At the age of 100, Dave still holds a driving licence and occasionally takes his vehicle for a spin, circumstance allowing: “I can still drive, but I don’t very often.
“I’d sometimes take a drive out into the country. I can only go somewhere if I’m sure of a parking space. I can’t walk very far.”
Asked if there were any secrets to reaching 100 he said: “There are no secret to long life. More and more people are getting to 100.
“It’s like the four minute mile, it’s probably three and half minutes now.
“I’m very lucky. I’m on my second pacemaker.”
Of his sporting prowess, Dave said: “I was quite a good golfer and quite a good dart player. Anything you needed an eye for. I didn’t take up golf at Newtownstewart until I was 41 but I got down to a nine handicap.”

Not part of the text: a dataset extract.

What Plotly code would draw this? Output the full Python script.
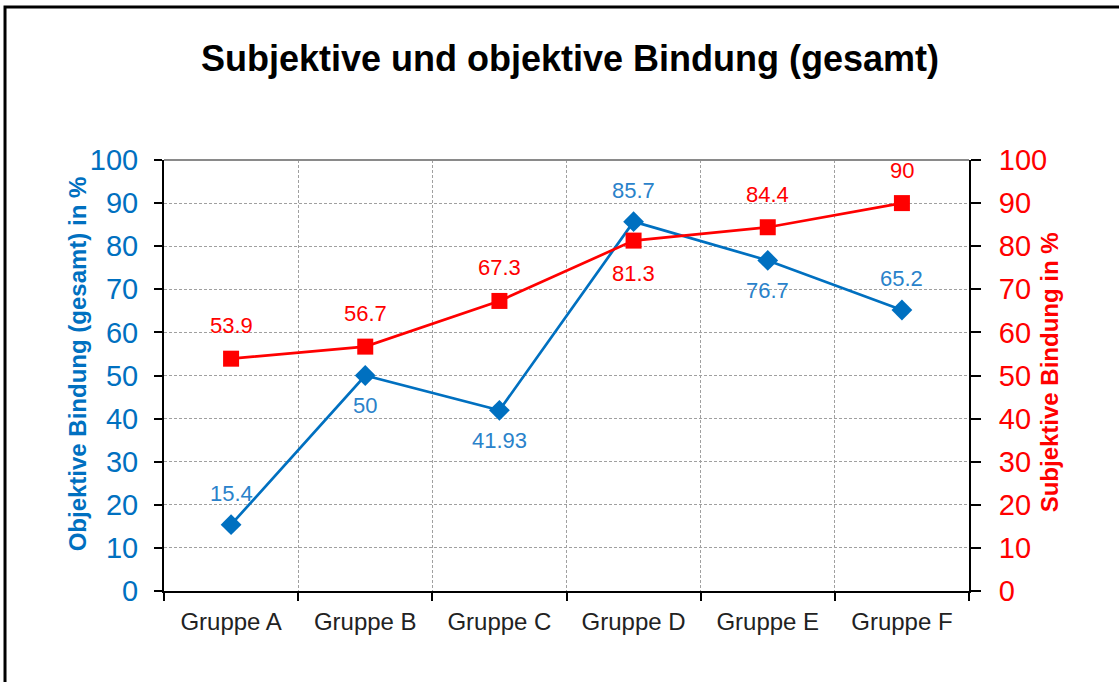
import plotly.graph_objects as go

categories = ["Gruppe A", "Gruppe B", "Gruppe C", "Gruppe D", "Gruppe E", "Gruppe F"]
objektive = [15.4, 50, 41.93, 85.7, 76.7, 65.2]
subjektive = [53.9, 56.7, 67.3, 81.3, 84.4, 90]
obj_label_pos = ["above", "below", "below", "above", "below", "above"]
subj_label_pos = ["above", "above", "above", "below", "above", "above"]
y_ticks = list(range(0, 101, 10))

BLUE = "#0070C0"
BLUE_TXT = "#2A82CA"
RED = "#FF0000"
FONT = "Liberation Sans, Arial, sans-serif"

fig = go.Figure()
fig.add_trace(go.Scatter(
    x=categories, y=objektive, mode="lines+markers", name="Objektive Bindung",
    line=dict(color=BLUE, width=2.7),
    marker=dict(symbol="diamond", size=16, color=BLUE),
    yaxis="y", showlegend=False, cliponaxis=False,
))
fig.add_trace(go.Scatter(
    x=categories, y=subjektive, mode="lines+markers", name="Subjektive Bindung",
    line=dict(color=RED, width=2.7),
    marker=dict(symbol="square", size=16, color=RED),
    yaxis="y2", showlegend=False, cliponaxis=False,
))

annotations = []
for c, v, p in zip(categories, objektive, obj_label_pos):
    annotations.append(dict(x=c, y=v, xref="x", yref="y", text=f"{v:g}", showarrow=False,
                            yshift=31 if p == "above" else -30,
                            font=dict(family=FONT, size=22, color=BLUE_TXT)))
for c, v, p in zip(categories, subjektive, subj_label_pos):
    annotations.append(dict(x=c, y=v, xref="x", yref="y2", text=f"{v:g}", showarrow=False,
                            yshift=33 if p == "above" else -33,
                            font=dict(family=FONT, size=22, color=RED)))

annotations.append(dict(x=-0.1267, y=0.527, xref="paper", yref="paper",
                        text="<b>Objektive Bindung (gesamt) in %</b>", textangle=-90,
                        showarrow=False, font=dict(family=FONT, size=24, color=BLUE)))
annotations.append(dict(x=1.119, y=0.508, xref="paper", yref="paper",
                        text="<b>Subjektive Bindung in %</b>", textangle=-90,
                        showarrow=False, font=dict(family=FONT, size=24, color=RED)))

grid = dict(showgrid=True, gridcolor="#a0a0a0", griddash="3px,2px", gridwidth=1)

fig.update_layout(
    width=1119, height=682,
    margin=dict(l=164, r=150, t=160, b=91),
    paper_bgcolor="white", plot_bgcolor="white",
    title=dict(text="<b>Subjektive und objektive Bindung (gesamt)</b>",
               x=(570 - 164) / 805, xanchor="center", xref="paper",
               y=1 - 58 / 682, yanchor="middle",
               font=dict(family=FONT, size=36, color="black")),
    xaxis=dict(type="category", range=[-0.5, 5.5], tickson="boundaries",
               ticks="outside", ticklen=8, tickcolor="black", tickwidth=2,
               showline=True, linecolor="black", linewidth=2,
               ticklabelstandoff=8,
               tickfont=dict(family=FONT, size=24, color="#222222"),
               **grid),
    yaxis=dict(range=[0, 100], tickvals=y_ticks, ticks="outside", ticklen=8,
               tickcolor="black", tickwidth=2, showline=True, linecolor="black", linewidth=2,
               ticklabelstandoff=10,
               tickfont=dict(family=FONT, size=29, color=BLUE), zeroline=False,
               **grid),
    yaxis2=dict(range=[0, 100], tickvals=y_ticks, overlaying="y", side="right",
                ticks="outside", ticklen=10, tickcolor="black", tickwidth=2,
                showline=True, linecolor="black", linewidth=2, showgrid=False,
                ticklabelstandoff=12,
                tickfont=dict(family=FONT, size=29, color=RED), zeroline=False),
    annotations=annotations,
    shapes=[
        dict(type="line", xref="paper", yref="paper", x0=0, x1=1, y0=1, y1=1,
             line=dict(color="#8a8a8a", width=2)),
        dict(type="rect", xref="paper", yref="paper", x0=-0.1975, x1=1.5, y0=-0.5, y1=1.355,
             line=dict(color="black", width=3), layer="below"),
    ],
)

fig.write_html("out.html", config={"displayModeBar": False},
               post_script="document.body.style.margin='0';")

Saturday marked the 75th anniversary of the Battle of Monte Cassino – a key turning point in the Second World War
The Commonwealth War Graves Commission (CWGC) and the British Embassy in Rome paid tribute to those who fought in Italy with a special ceremony hosted at Cassino War Cemetery – the final resting place of over 4,200 Commonwealth servicemen – on Thursday.
The event was attended by war veterans from the UK and New Zealand, Sir Tim Laurence, Vice-Chairman of the CWGC and UK Minister for Defence and People, RT Hon Tobias Ellwood
Although it was one of the toughest campaigns of the Second World War, the Allied victory was almost immediately overshadowed by the landings in Normandy just two weeks later.
Disparagingly referred to at the time as D-Day dodgers, the servicemen and women of the Italian campaign saw some of the fiercest fighting of the Second World War. The reality of their service and sacrifice is all too evident in the many CWGC cemeteries throughout Italy.
Dave Mullin from Omagh first went back to Monte Cassino in 1959, then again in 1970s, and again in 2009.
He said: “The first time I went back it had just been a ploughed field with a few graves in it.
“I think there’s four and half thousand graves now. It has changed so much.”
The CWGC cares for the graves of over 4,200 Commonwealth servicemen Cassino War Cemetery, most of whom died on the surrounding battlefields. A further 4,000 who died in Sicily and Italy, as well as at Monte Cassino, and have no known grave are commemorated by name on the Cassino Memorial.
The soldiers were drawn from many nations. Alongside the graves of British and Irish troops are Muslims from Indian battalions, Maoris from New Zealand, Canadian and South African servicemen.
Sir Tim Laurence, Vice Chair of the CWGC said: “There are few traces of the Italian battlefields left today but the Commission’s beautifully tended cemeteries honour those who made the ultimate sacrifice in this region, and are a reminder of the human cost of war.”